Start Data shown

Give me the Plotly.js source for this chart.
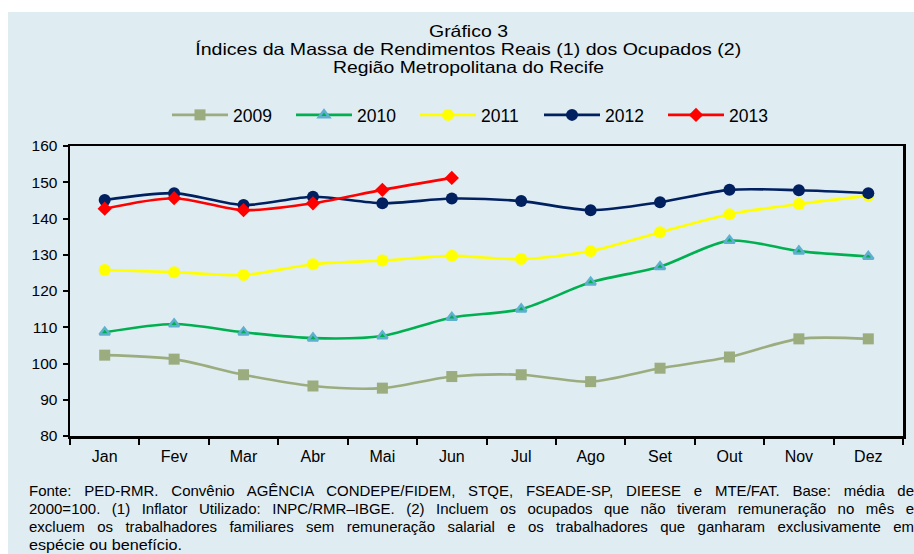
<!DOCTYPE html>
<html>
<head>
<meta charset="utf-8">
<script src="https://cdn.plot.ly/plotly-3.0.1.min.js"></script>
<style>html,body{margin:0;padding:0;background:#fff;}#chart{width:914px;height:554px;}</style>
</head>
<body>
<div id="chart"></div>
<script>
const months = ["Jan","Fev","Mar","Abr","Mai","Jun","Jul","Ago","Set","Out","Nov","Dez"];
const s2009 = [102.3,101.2,96.9,93.8,93.2,96.4,96.9,95.0,98.7,101.8,106.8,106.8];
const s2010 = [108.6,110.9,108.6,107.0,107.6,112.7,115.0,122.4,126.7,133.9,131.0,129.5];
const s2011 = [125.8,125.2,124.4,127.4,128.4,129.7,128.8,131.0,136.2,141.2,144.0,146.3];
const s2012 = [145.1,147.0,143.7,146.0,144.2,145.5,144.8,142.3,144.5,147.9,147.8,147.0];
const s2013 = [142.7,145.6,142.3,144.2,147.9,151.2];
const yTicks = [80,90,100,110,120,130,140,150,160];
const footLines = [
 "Fonte: PED-RMR. Convênio AGÊNCIA CONDEPE/FIDEM, STQE, FSEADE-SP, DIEESE e MTE/FAT. Base: média de",
 "2000=100. (1) Inflator Utilizado: INPC/RMR–IBGE. (2) Incluem os ocupados que não tiveram remuneração no mês e",
 "excluem os trabalhadores familiares sem remuneração salarial e os trabalhadores que ganharam exclusivamente em",
 "espécie ou benefício."
];
const titleLines = ["Gráfico 3","Índices da Massa de Rendimentos Reais (1) dos Ocupados (2)","Região Metropolitana do Recife"];

const W=914,H=554, L=70, R=11, T=146, B=118;
const pw=W-L-R, ph=H-T-B;
const px=x=>(x-L)/pw, py=y=>(H-B-y)/ph;
const BG="#DFECF2";
const font="Liberation Sans, Arial, sans-serif";

function tr(name,y,color,sym,msize,mcolor,mline){
  return {x:months.slice(0,y.length),y:y,name:name,type:"scatter",mode:"lines+markers",
    line:{color:color,width:2.6,shape:"spline",smoothing:0.8},
    marker:{symbol:sym,size:msize,color:mcolor||color,line:mline||{width:0}},cliponaxis:false};
}
const data=[
 tr("2009",s2009,"#9BAC7E","square",11),
 tr("2010",s2010,"#00B050","triangle-up",9,"#00B050",{color:"#5FB0CE",width:2.5}),
 tr("2011",s2011,"#FFFF00","circle",12),
 tr("2012",s2012,"#002060","circle",12),
 tr("2013",s2013,"#FF0000","diamond",11)
];
const ann=[];
const ty=[30.5,49,67.5];
const tw=[79,546,271];
titleLines.forEach((t,i)=>ann.push({text:t,xref:"paper",yref:"paper",x:px(468),y:py(ty[i]),xanchor:"center",yanchor:"middle",showarrow:false,font:{family:font,size:16.5,color:"#000"}}));
const fy=[490,508,526,544];
footLines.forEach((t,i)=>ann.push({text:t,xref:"paper",yref:"paper",x:px(27),y:py(fy[i]),xanchor:"left",yanchor:"middle",align:"left",showarrow:false,font:{family:font,size:15,color:"#000"}}));

const layout={
 width:W,height:H,margin:{l:L,r:R,t:T,b:B,pad:0},
 paper_bgcolor:BG,plot_bgcolor:BG,font:{family:font,color:"#000"},
 showlegend:true,
 legend:{orientation:"h",x:px(477),xanchor:"center",y:py(115),yanchor:"middle",font:{size:17.5,family:font},bgcolor:"rgba(0,0,0,0)",itemwidth:56,entrywidth:53,traceorder:"normal"},
 xaxis:{type:"category",categoryorder:"array",categoryarray:months,range:[-0.5,11.5],showline:true,mirror:true,linecolor:"#000",linewidth:2.5,ticks:"outside",tickson:"boundaries",ticklen:6,tickwidth:2,tickcolor:"#000",showgrid:false,zeroline:false,tickfont:{size:16,family:font},ticklabelstandoff:4,fixedrange:true},
 yaxis:{range:[80,160],tickvals:yTicks,ticktext:yTicks.map(String),showline:true,mirror:true,linecolor:"#000",linewidth:2.5,ticks:"outside",ticklen:5,tickwidth:2,tickcolor:"#000",showgrid:false,zeroline:false,tickfont:{size:15.5,family:font},ticklabelstandoff:2,fixedrange:true},
 shapes:[
  {type:"rect",xref:"paper",yref:"paper",x0:px(-5),x1:px(W+5),y0:py(12),y1:py(-5),fillcolor:"#fff",line:{width:0},layer:"below"},
  {type:"rect",xref:"paper",yref:"paper",x0:px(-5),x1:px(8),y0:py(H+5),y1:py(-5),fillcolor:"#fff",line:{width:0},layer:"below"}
 ],
 annotations:ann
};
Plotly.newPlot("chart",data,layout,{displayModeBar:false,staticPlot:true}).then(gd=>{
  gd.querySelectorAll(".annotation-text").forEach(t=>{
    const s=t.textContent;
    const ti=titleLines.indexOf(s);
    if(ti>=0){ t.setAttribute("textLength",String(tw[ti])); t.setAttribute("lengthAdjust","spacingAndGlyphs"); }
    const idx=footLines.indexOf(s);
    if(idx>=0 && idx<3){
      const w=t.getComputedTextLength(), target=885;
      const n=(s.match(/ /g)||[]).length;
      if(w<target){ t.style.wordSpacing=((target-w)/n)+"px"; }
      else { t.setAttribute("textLength",String(target)); t.setAttribute("lengthAdjust","spacingAndGlyphs"); }
    }
    if(idx===3){ t.setAttribute("textLength","153"); t.setAttribute("lengthAdjust","spacingAndGlyphs"); }
  });
});
</script>
</body>
</html>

End Data shown

**Your objective:** Copy the material exactly. Do not include the pictures.

**Answer in full:**
Give me the Plotly.js source for this chart.
<!DOCTYPE html>
<html>
<head>
<meta charset="utf-8">
<script src="https://cdn.plot.ly/plotly-3.0.1.min.js"></script>
<style>html,body{margin:0;padding:0;background:#fff;}#chart{width:914px;height:554px;}</style>
</head>
<body>
<div id="chart"></div>
<script>
const months = ["Jan","Fev","Mar","Abr","Mai","Jun","Jul","Ago","Set","Out","Nov","Dez"];
const s2009 = [102.3,101.2,96.9,93.8,93.2,96.4,96.9,95.0,98.7,101.8,106.8,106.8];
const s2010 = [108.6,110.9,108.6,107.0,107.6,112.7,115.0,122.4,126.7,133.9,131.0,129.5];
const s2011 = [125.8,125.2,124.4,127.4,128.4,129.7,128.8,131.0,136.2,141.2,144.0,146.3];
const s2012 = [145.1,147.0,143.7,146.0,144.2,145.5,144.8,142.3,144.5,147.9,147.8,147.0];
const s2013 = [142.7,145.6,142.3,144.2,147.9,151.2];
const yTicks = [80,90,100,110,120,130,140,150,160];
const footLines = [
 "Fonte: PED-RMR. Convênio AGÊNCIA CONDEPE/FIDEM, STQE, FSEADE-SP, DIEESE e MTE/FAT. Base: média de",
 "2000=100. (1) Inflator Utilizado: INPC/RMR–IBGE. (2) Incluem os ocupados que não tiveram remuneração no mês e",
 "excluem os trabalhadores familiares sem remuneração salarial e os trabalhadores que ganharam exclusivamente em",
 "espécie ou benefício."
];
const titleLines = ["Gráfico 3","Índices da Massa de Rendimentos Reais (1) dos Ocupados (2)","Região Metropolitana do Recife"];

const W=914,H=554, L=70, R=11, T=146, B=118;
const pw=W-L-R, ph=H-T-B;
const px=x=>(x-L)/pw, py=y=>(H-B-y)/ph;
const BG="#DFECF2";
const font="Liberation Sans, Arial, sans-serif";

function tr(name,y,color,sym,msize,mcolor,mline){
  return {x:months.slice(0,y.length),y:y,name:name,type:"scatter",mode:"lines+markers",
    line:{color:color,width:2.6,shape:"spline",smoothing:0.8},
    marker:{symbol:sym,size:msize,color:mcolor||color,line:mline||{width:0}},cliponaxis:false};
}
const data=[
 tr("2009",s2009,"#9BAC7E","square",11),
 tr("2010",s2010,"#00B050","triangle-up",9,"#00B050",{color:"#5FB0CE",width:2.5}),
 tr("2011",s2011,"#FFFF00","circle",12),
 tr("2012",s2012,"#002060","circle",12),
 tr("2013",s2013,"#FF0000","diamond",11)
];
const ann=[];
const ty=[30.5,49,67.5];
const tw=[79,546,271];
titleLines.forEach((t,i)=>ann.push({text:t,xref:"paper",yref:"paper",x:px(468),y:py(ty[i]),xanchor:"center",yanchor:"middle",showarrow:false,font:{family:font,size:16.5,color:"#000"}}));
const fy=[490,508,526,544];
footLines.forEach((t,i)=>ann.push({text:t,xref:"paper",yref:"paper",x:px(27),y:py(fy[i]),xanchor:"left",yanchor:"middle",align:"left",showarrow:false,font:{family:font,size:15,color:"#000"}}));

const layout={
 width:W,height:H,margin:{l:L,r:R,t:T,b:B,pad:0},
 paper_bgcolor:BG,plot_bgcolor:BG,font:{family:font,color:"#000"},
 showlegend:true,
 legend:{orientation:"h",x:px(477),xanchor:"center",y:py(115),yanchor:"middle",font:{size:17.5,family:font},bgcolor:"rgba(0,0,0,0)",itemwidth:56,entrywidth:53,traceorder:"normal"},
 xaxis:{type:"category",categoryorder:"array",categoryarray:months,range:[-0.5,11.5],showline:true,mirror:true,linecolor:"#000",linewidth:2.5,ticks:"outside",tickson:"boundaries",ticklen:6,tickwidth:2,tickcolor:"#000",showgrid:false,zeroline:false,tickfont:{size:16,family:font},ticklabelstandoff:4,fixedrange:true},
 yaxis:{range:[80,160],tickvals:yTicks,ticktext:yTicks.map(String),showline:true,mirror:true,linecolor:"#000",linewidth:2.5,ticks:"outside",ticklen:5,tickwidth:2,tickcolor:"#000",showgrid:false,zeroline:false,tickfont:{size:15.5,family:font},ticklabelstandoff:2,fixedrange:true},
 shapes:[
  {type:"rect",xref:"paper",yref:"paper",x0:px(-5),x1:px(W+5),y0:py(12),y1:py(-5),fillcolor:"#fff",line:{width:0},layer:"below"},
  {type:"rect",xref:"paper",yref:"paper",x0:px(-5),x1:px(8),y0:py(H+5),y1:py(-5),fillcolor:"#fff",line:{width:0},layer:"below"}
 ],
 annotations:ann
};
Plotly.newPlot("chart",data,layout,{displayModeBar:false,staticPlot:true}).then(gd=>{
  gd.querySelectorAll(".annotation-text").forEach(t=>{
    const s=t.textContent;
    const ti=titleLines.indexOf(s);
    if(ti>=0){ t.setAttribute("textLength",String(tw[ti])); t.setAttribute("lengthAdjust","spacingAndGlyphs"); }
    const idx=footLines.indexOf(s);
    if(idx>=0 && idx<3){
      const w=t.getComputedTextLength(), target=885;
      const n=(s.match(/ /g)||[]).length;
      if(w<target){ t.style.wordSpacing=((target-w)/n)+"px"; }
      else { t.setAttribute("textLength",String(target)); t.setAttribute("lengthAdjust","spacingAndGlyphs"); }
    }
    if(idx===3){ t.setAttribute("textLength","153"); t.setAttribute("lengthAdjust","spacingAndGlyphs"); }
  });
});
</script>
</body>
</html>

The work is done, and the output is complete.